● Dataset extract:
+===+

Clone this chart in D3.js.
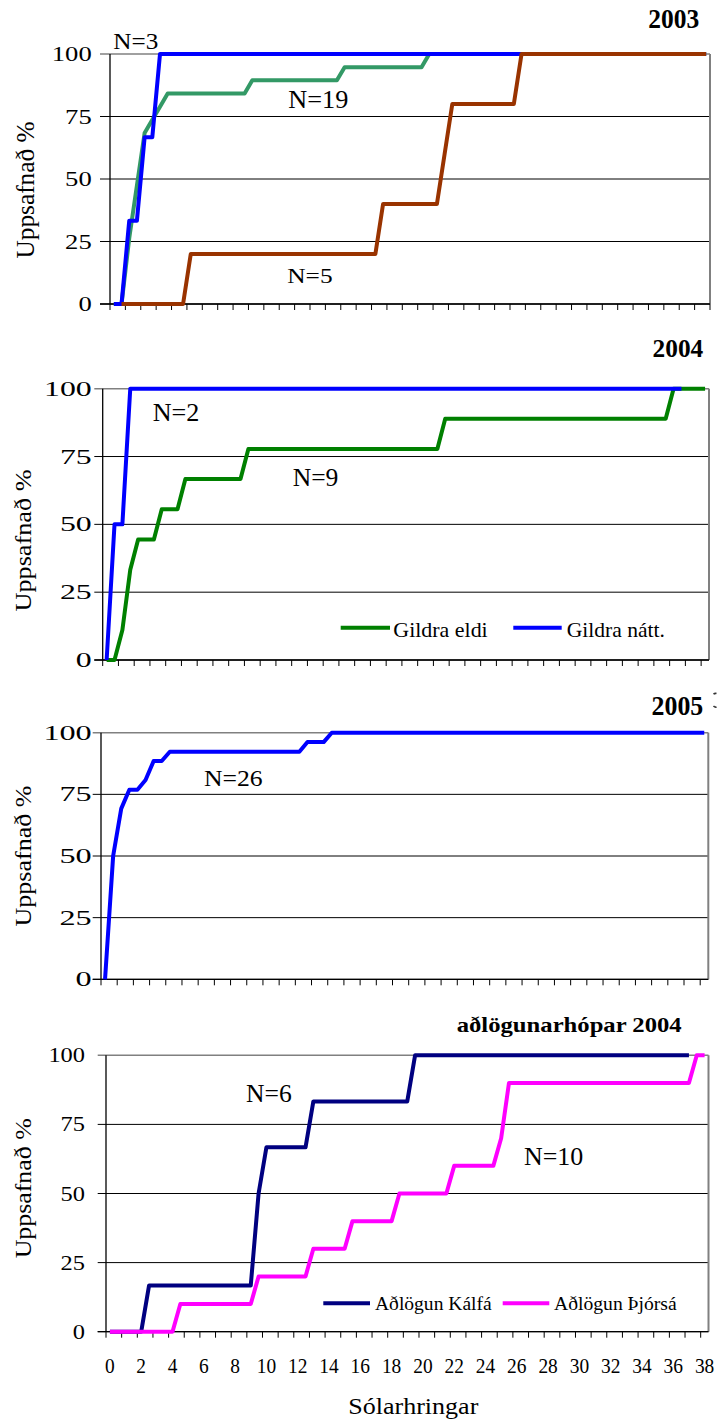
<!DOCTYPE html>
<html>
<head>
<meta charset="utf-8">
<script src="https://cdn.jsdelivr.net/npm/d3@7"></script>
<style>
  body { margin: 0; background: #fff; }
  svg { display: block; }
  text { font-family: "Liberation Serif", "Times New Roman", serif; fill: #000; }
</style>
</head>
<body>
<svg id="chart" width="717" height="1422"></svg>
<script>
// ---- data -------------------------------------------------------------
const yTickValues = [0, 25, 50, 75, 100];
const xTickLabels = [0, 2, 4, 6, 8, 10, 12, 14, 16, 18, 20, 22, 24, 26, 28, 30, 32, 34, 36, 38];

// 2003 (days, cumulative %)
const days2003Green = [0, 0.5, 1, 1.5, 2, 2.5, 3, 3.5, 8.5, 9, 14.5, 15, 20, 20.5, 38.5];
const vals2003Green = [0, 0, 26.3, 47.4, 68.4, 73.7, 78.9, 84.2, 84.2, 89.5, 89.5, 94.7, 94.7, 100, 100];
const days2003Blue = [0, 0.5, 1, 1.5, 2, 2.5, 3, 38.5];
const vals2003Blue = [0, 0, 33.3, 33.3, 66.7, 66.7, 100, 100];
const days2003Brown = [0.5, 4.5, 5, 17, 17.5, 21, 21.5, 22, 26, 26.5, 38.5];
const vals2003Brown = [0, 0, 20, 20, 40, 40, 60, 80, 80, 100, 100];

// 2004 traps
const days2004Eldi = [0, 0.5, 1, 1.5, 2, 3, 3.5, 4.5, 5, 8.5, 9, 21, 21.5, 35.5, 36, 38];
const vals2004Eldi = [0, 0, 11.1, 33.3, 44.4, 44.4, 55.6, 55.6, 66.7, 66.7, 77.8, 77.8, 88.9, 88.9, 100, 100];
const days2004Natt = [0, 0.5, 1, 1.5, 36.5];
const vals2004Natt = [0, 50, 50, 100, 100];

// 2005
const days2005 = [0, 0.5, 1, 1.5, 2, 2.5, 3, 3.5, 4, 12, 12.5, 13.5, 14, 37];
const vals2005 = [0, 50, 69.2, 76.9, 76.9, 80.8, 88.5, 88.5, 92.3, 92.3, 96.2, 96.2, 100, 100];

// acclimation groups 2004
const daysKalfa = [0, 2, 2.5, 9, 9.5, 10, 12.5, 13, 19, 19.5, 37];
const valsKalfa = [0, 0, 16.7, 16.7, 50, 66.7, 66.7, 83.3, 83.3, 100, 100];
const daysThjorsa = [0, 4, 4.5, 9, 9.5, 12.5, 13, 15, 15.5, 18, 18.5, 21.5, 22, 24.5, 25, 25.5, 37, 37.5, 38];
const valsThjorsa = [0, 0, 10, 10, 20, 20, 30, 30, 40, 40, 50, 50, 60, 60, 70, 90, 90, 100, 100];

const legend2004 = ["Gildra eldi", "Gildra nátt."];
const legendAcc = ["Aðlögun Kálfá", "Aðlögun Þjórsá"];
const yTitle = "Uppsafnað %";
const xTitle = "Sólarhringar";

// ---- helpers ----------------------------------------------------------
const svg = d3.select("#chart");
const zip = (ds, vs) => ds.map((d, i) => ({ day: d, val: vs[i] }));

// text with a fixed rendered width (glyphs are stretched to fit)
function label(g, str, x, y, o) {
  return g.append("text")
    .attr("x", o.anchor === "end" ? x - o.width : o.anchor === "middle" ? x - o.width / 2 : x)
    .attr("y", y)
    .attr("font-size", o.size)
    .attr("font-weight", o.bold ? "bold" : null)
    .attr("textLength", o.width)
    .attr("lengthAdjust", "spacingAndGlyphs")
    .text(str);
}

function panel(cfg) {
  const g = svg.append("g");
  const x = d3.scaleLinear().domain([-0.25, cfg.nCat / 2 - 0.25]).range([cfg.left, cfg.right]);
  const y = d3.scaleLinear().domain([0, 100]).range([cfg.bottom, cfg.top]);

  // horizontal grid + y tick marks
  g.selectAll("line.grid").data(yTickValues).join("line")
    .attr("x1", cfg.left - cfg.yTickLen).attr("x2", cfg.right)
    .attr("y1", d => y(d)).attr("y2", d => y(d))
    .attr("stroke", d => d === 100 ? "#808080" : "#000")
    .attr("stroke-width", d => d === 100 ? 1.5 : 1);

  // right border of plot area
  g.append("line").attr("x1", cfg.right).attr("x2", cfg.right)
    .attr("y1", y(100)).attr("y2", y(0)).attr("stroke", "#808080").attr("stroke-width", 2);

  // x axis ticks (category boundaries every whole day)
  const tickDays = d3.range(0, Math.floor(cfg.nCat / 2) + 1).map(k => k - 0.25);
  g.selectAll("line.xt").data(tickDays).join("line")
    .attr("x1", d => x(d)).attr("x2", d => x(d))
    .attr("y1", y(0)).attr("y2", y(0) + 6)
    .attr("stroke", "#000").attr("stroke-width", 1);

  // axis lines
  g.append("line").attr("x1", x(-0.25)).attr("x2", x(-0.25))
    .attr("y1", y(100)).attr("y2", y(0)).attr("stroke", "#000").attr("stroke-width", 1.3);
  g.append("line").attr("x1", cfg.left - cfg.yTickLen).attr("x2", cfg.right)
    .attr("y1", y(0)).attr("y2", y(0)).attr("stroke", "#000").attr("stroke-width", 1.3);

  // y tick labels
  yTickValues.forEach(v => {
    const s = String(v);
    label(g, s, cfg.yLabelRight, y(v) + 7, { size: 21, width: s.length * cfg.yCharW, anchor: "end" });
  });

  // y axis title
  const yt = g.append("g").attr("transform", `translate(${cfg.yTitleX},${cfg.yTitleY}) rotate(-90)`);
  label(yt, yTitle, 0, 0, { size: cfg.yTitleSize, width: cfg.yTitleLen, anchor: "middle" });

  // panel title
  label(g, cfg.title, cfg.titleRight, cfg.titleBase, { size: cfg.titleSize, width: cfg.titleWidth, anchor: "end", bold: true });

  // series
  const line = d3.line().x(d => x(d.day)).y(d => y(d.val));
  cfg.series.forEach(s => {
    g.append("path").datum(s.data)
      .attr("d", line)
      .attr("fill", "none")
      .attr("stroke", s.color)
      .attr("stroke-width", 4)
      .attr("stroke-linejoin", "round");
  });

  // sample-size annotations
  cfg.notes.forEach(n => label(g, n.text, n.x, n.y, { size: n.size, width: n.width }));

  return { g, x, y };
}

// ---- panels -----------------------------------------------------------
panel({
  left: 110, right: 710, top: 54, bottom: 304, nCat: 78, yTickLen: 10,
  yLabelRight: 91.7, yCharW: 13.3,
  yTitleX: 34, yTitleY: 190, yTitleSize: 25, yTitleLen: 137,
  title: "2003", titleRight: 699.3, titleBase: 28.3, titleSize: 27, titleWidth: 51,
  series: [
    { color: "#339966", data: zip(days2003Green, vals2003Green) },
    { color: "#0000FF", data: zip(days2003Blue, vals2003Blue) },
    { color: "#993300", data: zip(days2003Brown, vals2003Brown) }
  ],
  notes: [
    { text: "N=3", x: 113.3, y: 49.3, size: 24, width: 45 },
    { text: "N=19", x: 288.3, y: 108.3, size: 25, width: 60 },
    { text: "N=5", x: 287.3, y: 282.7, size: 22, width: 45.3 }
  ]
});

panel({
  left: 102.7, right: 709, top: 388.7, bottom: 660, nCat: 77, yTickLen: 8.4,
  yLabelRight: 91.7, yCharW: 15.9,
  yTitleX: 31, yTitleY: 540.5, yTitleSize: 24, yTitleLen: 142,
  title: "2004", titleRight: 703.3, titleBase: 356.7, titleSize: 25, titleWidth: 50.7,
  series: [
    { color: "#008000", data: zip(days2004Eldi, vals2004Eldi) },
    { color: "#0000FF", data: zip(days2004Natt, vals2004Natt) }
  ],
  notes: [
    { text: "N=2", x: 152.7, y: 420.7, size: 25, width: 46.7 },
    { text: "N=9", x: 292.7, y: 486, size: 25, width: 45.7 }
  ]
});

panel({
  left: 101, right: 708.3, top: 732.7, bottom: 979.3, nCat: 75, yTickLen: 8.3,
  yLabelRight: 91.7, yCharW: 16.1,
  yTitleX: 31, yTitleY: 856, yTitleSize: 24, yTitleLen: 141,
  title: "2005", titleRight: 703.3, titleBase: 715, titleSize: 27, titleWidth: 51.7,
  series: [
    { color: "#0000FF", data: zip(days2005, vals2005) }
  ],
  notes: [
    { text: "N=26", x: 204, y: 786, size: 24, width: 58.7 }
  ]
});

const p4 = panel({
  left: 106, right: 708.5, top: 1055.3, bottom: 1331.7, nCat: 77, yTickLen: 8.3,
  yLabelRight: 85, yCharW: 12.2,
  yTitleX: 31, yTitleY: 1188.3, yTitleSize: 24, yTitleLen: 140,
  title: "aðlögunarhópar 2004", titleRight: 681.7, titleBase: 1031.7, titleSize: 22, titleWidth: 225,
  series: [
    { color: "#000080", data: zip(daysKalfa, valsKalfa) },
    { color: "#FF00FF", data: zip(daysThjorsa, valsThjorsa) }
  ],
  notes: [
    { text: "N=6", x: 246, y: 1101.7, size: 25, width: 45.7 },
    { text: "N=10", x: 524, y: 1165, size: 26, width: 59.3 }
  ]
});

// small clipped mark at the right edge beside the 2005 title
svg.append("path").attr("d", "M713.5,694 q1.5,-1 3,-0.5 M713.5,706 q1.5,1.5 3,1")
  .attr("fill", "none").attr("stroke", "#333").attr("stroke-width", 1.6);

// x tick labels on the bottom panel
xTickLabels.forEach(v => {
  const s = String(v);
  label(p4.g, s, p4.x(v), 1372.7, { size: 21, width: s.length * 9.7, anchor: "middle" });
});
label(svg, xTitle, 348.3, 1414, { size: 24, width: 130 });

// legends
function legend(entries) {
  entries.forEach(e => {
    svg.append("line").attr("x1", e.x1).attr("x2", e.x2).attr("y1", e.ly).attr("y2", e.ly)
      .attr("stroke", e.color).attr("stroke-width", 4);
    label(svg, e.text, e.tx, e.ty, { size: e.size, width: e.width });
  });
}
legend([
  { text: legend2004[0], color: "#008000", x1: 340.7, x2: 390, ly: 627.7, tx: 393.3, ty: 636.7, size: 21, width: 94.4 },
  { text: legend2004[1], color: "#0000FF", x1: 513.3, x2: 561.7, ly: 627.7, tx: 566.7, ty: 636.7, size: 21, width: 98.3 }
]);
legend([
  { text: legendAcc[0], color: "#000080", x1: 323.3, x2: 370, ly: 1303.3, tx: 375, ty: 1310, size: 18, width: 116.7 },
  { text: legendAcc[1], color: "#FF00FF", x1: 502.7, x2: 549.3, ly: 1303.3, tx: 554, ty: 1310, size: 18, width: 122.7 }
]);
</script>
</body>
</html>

+===+

Please restate the material above line by line, exactly, beginning at its first line and ending with the line that contains "80, 100, 100];", without any pictures.

Clone this chart in D3.js.
<!DOCTYPE html>
<html>
<head>
<meta charset="utf-8">
<script src="https://cdn.jsdelivr.net/npm/d3@7"></script>
<style>
  body { margin: 0; background: #fff; }
  svg { display: block; }
  text { font-family: "Liberation Serif", "Times New Roman", serif; fill: #000; }
</style>
</head>
<body>
<svg id="chart" width="717" height="1422"></svg>
<script>
// ---- data -------------------------------------------------------------
const yTickValues = [0, 25, 50, 75, 100];
const xTickLabels = [0, 2, 4, 6, 8, 10, 12, 14, 16, 18, 20, 22, 24, 26, 28, 30, 32, 34, 36, 38];

// 2003 (days, cumulative %)
const days2003Green = [0, 0.5, 1, 1.5, 2, 2.5, 3, 3.5, 8.5, 9, 14.5, 15, 20, 20.5, 38.5];
const vals2003Green = [0, 0, 26.3, 47.4, 68.4, 73.7, 78.9, 84.2, 84.2, 89.5, 89.5, 94.7, 94.7, 100, 100];
const days2003Blue = [0, 0.5, 1, 1.5, 2, 2.5, 3, 38.5];
const vals2003Blue = [0, 0, 33.3, 33.3, 66.7, 66.7, 100, 100];
const days2003Brown = [0.5, 4.5, 5, 17, 17.5, 21, 21.5, 22, 26, 26.5, 38.5];
const vals2003Brown = [0, 0, 20, 20, 40, 40, 60, 80, 80, 100, 100];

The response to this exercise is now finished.